Bonnie sat huddled in her rocking chair with a thick sweater wrapped around her. She also sat underneath an outdoor heater (the kind restaurants use so their customers can eat outdoors even in chilly weather). It had turned off a little cooler, but 78 degrees didn't seem cool enough for all that to us.
When I noticed Bonnie starting to look tired, I stood up and told her we'd better go. We didn't want to overstay our welcome. I asked if Bonnie had anyone that checked in on her daily and she replied no. She pulled something out from around her neck and told us it was a Life Alert necklace. She explained she'd fallen 3 times in the last couple of weeks and had been unable to get anyone to help her. Her daughter, who lives in another state, made Bonnie agree to wear the necklace telling her it would give her peace of mind knowing help was just a button push away. I told Bonnie she could call us at any time and we'd come immediately to help. I made a mental note to check in on her every few days. We said our goodbyes and I bent down to hug Bonnie. I could feel her bony shoulders through the sweater and realized her poor, little body was declining rapidly.
I didn't talk much on the ride back home. It was so hard to see Bonnie in her current state. It was only natural, I guess, to think about my own mortality now. I'd never really given it much thought. After surgery, I just figured I was now "cancer free" although the doctors had never said it.
Tomorrow I will see my oncologist again. Every 3 months I go for checkups. I'll mention several things to him that have been concerning me...my overwhelming lack of energy, insomnia, and a new lump I've found in my neck. I'm hesitant to mention the lump for fear of more testing, but you see, that's the thing with cancer. You're always on the lookout for anything new because it could show up any time, any where. That's why the doctors tell you to pay close attention to your body after diagnosis and that's why so many women freak out at any and every little lump or growth they find. Bonnie's cancer came back in her spine and has now traveled to other parts of her body. I can only imagine how she felt when she discovered a change that signaled a red flag to her doctor after 22 years.

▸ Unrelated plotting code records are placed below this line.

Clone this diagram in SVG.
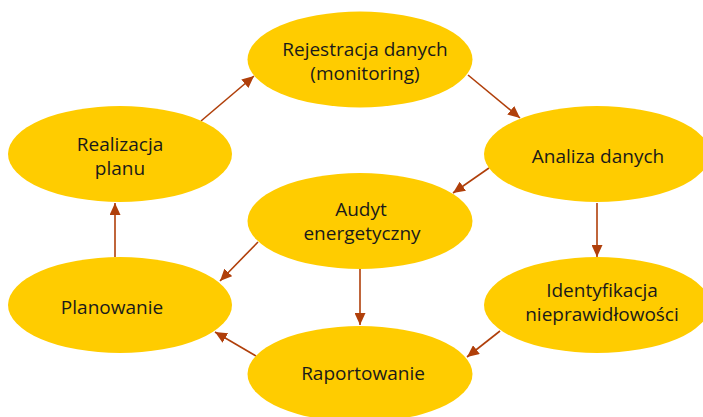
<svg xmlns="http://www.w3.org/2000/svg" width="703" height="417" viewBox="0 0 703 417">
<defs>
<marker id="ah" viewBox="0 0 12 11" refX="12" refY="5.5" markerWidth="12" markerHeight="11" markerUnits="userSpaceOnUse" orient="auto">
<path d="M0,0 L12,5.5 L0,11 z" fill="#B03F0A"/>
</marker>
<style>
.n ellipse{fill:#FFCC00}
.n text{font-family:"Open Sans","Noto Sans",sans-serif;font-size:19px;fill:#1a1a1a;text-anchor:middle}
.c line{stroke:#B03F0A;stroke-width:1.6;fill:none;marker-end:url(#ah)}
</style>
</defs>
<rect width="703" height="417" fill="#ffffff"/>
<g class="c" id="connectors">
<line x1="201" y1="121" x2="254" y2="76"/>
<line x1="468" y1="75" x2="520" y2="118"/>
<line x1="489" y1="168" x2="453" y2="193"/>
<line x1="597" y1="203" x2="597" y2="257"/>
<line x1="500" y1="331" x2="467" y2="357"/>
<line x1="360" y1="269" x2="360" y2="325"/>
<line x1="258" y1="242" x2="220" y2="281"/>
<line x1="256" y1="356" x2="215" y2="332"/>
<line x1="115" y1="257" x2="115" y2="203"/>
</g>
<g class="n" id="rejestracja">
<ellipse cx="360" cy="59.5" rx="112.5" ry="48"/>
<text x="365" y="55.5">Rejestracja danych</text>
<text x="365" y="79.5">(monitoring)</text>
</g>
<g class="n" id="analiza">
<ellipse cx="597" cy="154" rx="113" ry="48"/>
<text x="598" y="163">Analiza danych</text>
</g>
<g class="n" id="realizacja">
<ellipse cx="120" cy="154" rx="112" ry="48"/>
<text x="120" y="150.5">Realizacja</text>
<text x="120" y="174.5">planu</text>
</g>
<g class="n" id="audyt">
<ellipse cx="360" cy="221" rx="112.5" ry="48"/>
<text x="361" y="216">Audyt</text>
<text x="362" y="240">energetyczny</text>
</g>
<g class="n" id="planowanie">
<ellipse cx="120" cy="305" rx="112" ry="48"/>
<text x="112" y="314">Planowanie</text>
</g>
<g class="n" id="identyfikacja">
<ellipse cx="597" cy="305" rx="113" ry="48"/>
<text x="602" y="297">Identyfikacja</text>
<text x="602" y="321">nieprawidłowości</text>
</g>
<g class="n" id="raportowanie">
<ellipse cx="360" cy="374" rx="112.5" ry="48"/>
<text x="363" y="380">Raportowanie</text>
</g>
</svg>
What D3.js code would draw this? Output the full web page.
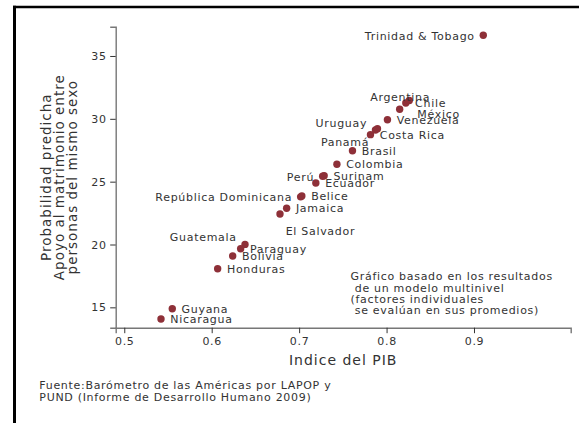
<!DOCTYPE html>
<html>
<head>
<meta charset="utf-8">
<script src="https://cdn.jsdelivr.net/npm/d3@7"></script>
<style>
  html, body { margin: 0; padding: 0; background: #fff; }
  svg { display: block; }
  text { font-family: "DejaVu Sans", Verdana, sans-serif; fill: #333; }
</style>
</head>
<body>
<svg id="chart" width="579" height="423"></svg>
<script>
// ---- data ----
const countries = ["Trinidad & Tobago","México","Chile","Argentina","Venezuela","Panamá","Uruguay","Costa Rica","Brasil","Colombia","Surinam","Perú","Ecuador","República Dominicana","Belice","Jamaica","El Salvador","Guatemala","Paraguay","Bolivia","Honduras","Guyana","Nicaragua"];
const gdpIndex  = [0.9106,0.826,0.822,0.815,0.801,0.7896,0.7873,0.7816,0.761,0.7432,0.7286,0.7269,0.7191,0.7017,0.7031,0.6857,0.6781,0.6381,0.6331,0.624,0.6068,0.5549,0.542];
const support   = [36.65,31.46,31.26,30.76,29.93,29.21,29.11,28.74,27.46,26.38,25.47,25.43,24.89,23.79,23.86,22.88,22.43,20.01,19.66,19.08,18.07,14.89,14.07];
// clock position of each marker label (Stata style)
const labelClock = [9,4,3,12,3,7,10,3,3,3,3,9,3,9,3,3,5,10,3,3,3,3,3];
const xTicks = [0.5,0.6,0.7,0.8,0.9];
const yTicks = [15,20,25,30,35];
const xTitle = "Indice del PIB";
const yTitle = ["Probabilidad predicha","Apoyo al matrimonio entre","personas del mismo sexo"];
const note = ["Gráfico basado en los resultados"," de un modelo multinivel","(factores individuales"," se evalúan en sus promedios)"];
const source = ["Fuente:Barómetro de las Américas por LAPOP y","PUND (Informe de Desarrollo Humano 2009)"];

// ---- layout ----
const svg = d3.select("#chart");
const x = d3.scaleLinear().domain([0.4902, 1.0106]).range([115.7, 570.7]);
const y = d3.scaleLinear().domain([13.38, 37.33]).range([327.7, 26.7]);
const dotColor = "#8e3038";
const ls = "0.7px";

// frame (outer border, partly visible)
svg.append("line").attr("x1",14.5).attr("x2",14.5).attr("y1",5.7).attr("y2",423)
  .attr("stroke","#000").attr("stroke-width",3);
svg.append("line").attr("x1",13).attr("x2",579).attr("y1",7).attr("y2",7)
  .attr("stroke","#000").attr("stroke-width",2.6);

// axes
const xAxis = d3.axisBottom(x).tickValues(xTicks).tickSize(5.5).tickPadding(4).tickFormat(d3.format(".1f"));
const gx = svg.append("g").attr("transform","translate(0,327.7)").call(xAxis);
const yAxis = d3.axisLeft(y).tickValues(yTicks).tickSize(5.5).tickPadding(3.5).tickFormat(d3.format("d"));
const gy = svg.append("g").attr("transform","translate(115.7,0)").call(yAxis);
[gx, gy].forEach(g => {
  g.select(".domain").attr("stroke","#777").attr("stroke-width",1.4);
  g.selectAll(".tick line").attr("stroke","#333").attr("stroke-width",1);
  g.selectAll(".tick text").attr("fill","#333").style("font-family","DejaVu Sans")
    .style("font-size","11px").style("letter-spacing",ls);
});
gx.selectAll(".tick text").attr("dy","0.71em");

// axis titles
svg.append("text").attr("x",343.2).attr("y",364.5).attr("text-anchor","middle")
  .style("font-size","14px").style("letter-spacing","1px").text(xTitle);
const yt = svg.append("text").attr("transform","translate(0,177.2) rotate(-90)")
  .attr("text-anchor","middle").style("font-size","13.5px").style("letter-spacing","1px");
yTitle.forEach((t,i) => {
  yt.append("tspan").attr("x",0).attr("y",50.5 + i*13.4).text(t);
});

// points
const idx = d3.range(countries.length);
svg.append("g").selectAll("circle").data(idx).join("circle")
  .attr("cx", i => x(gdpIndex[i])).attr("cy", i => y(support[i]))
  .attr("r",3.7).attr("fill",dotColor);

// labels
const clockOffsets = {
  3: {dx: 9.3, dy: 0, anchor: "start"},
  9: {dx: -8.5, dy: 0.5, anchor: "end"},
  12:{dx: 0.5, dy: -12, anchor: "middle"},
  4: {dx: 8, dy: 13.5, anchor: "start"},
  7: {dx: -8.3, dy: 13.3, anchor: "end"},
  10:{dx: -8.3, dy: -7.3, anchor: "end"},
  5: {dx: 5.7, dy: 17, anchor: "start"}
};
svg.append("g").selectAll("text").data(idx).join("text")
  .attr("x", i => x(gdpIndex[i]) + clockOffsets[labelClock[i]].dx)
  .attr("y", i => y(support[i]) + clockOffsets[labelClock[i]].dy)
  .attr("dy","0.36em")
  .attr("text-anchor", i => clockOffsets[labelClock[i]].anchor)
  .style("font-size","11px").style("letter-spacing",ls)
  .text(i => countries[i]);

// note
const nt = svg.append("text").style("font-size","11px").style("letter-spacing",ls)
  .attr("xml:space","preserve").style("white-space","pre");
note.forEach((t,i) => {
  nt.append("tspan").attr("x",350.5).attr("y",276.3 + i*11.3).attr("dy","0.36em").text(t);
});

// source
const st = svg.append("text").style("font-size","11px").style("letter-spacing",ls);
source.forEach((t,i) => {
  st.append("tspan").attr("x",39.3).attr("y",385 + i*11.7).attr("dy","0.36em").text(t);
});
</script>
</body>
</html>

Seeing Bonnie "OTH" was very difficult. It made me realize how very quickly things can change. I felt so sorry for her and I was so glad we took the time to visit with her. I wondered why Bonnie chose to go through treatment again. She'd already been through it many years earlier, but why now, in this late stage of her life? When she was younger, I'm sure she chose to go through it to prolong her life. Chemotherapy and radiation are so hard on a young person. I can't begin to imagine how difficult they must be on a person in their 80's. But that's the thing...we always cling to hope, don't we? When we stop hoping and stop fighting, cancer wins...so we can never give up. We have to keep on fighting. Bonnie is my hero. She's fought this battle once before and won.I surely hope she can do it again. If she can do it, I can too.
This weekend, as I walk my first 5K with the Susan G. Komen "Race for the Cure," I'll be walking for Bonnie "OTH" too. She can't physically be there, but I'll walk in her honor. Bonnie "UTH" will make it a point to keep going even when the battle is tough. I have to cling to hope, just like Bonnie "OTH."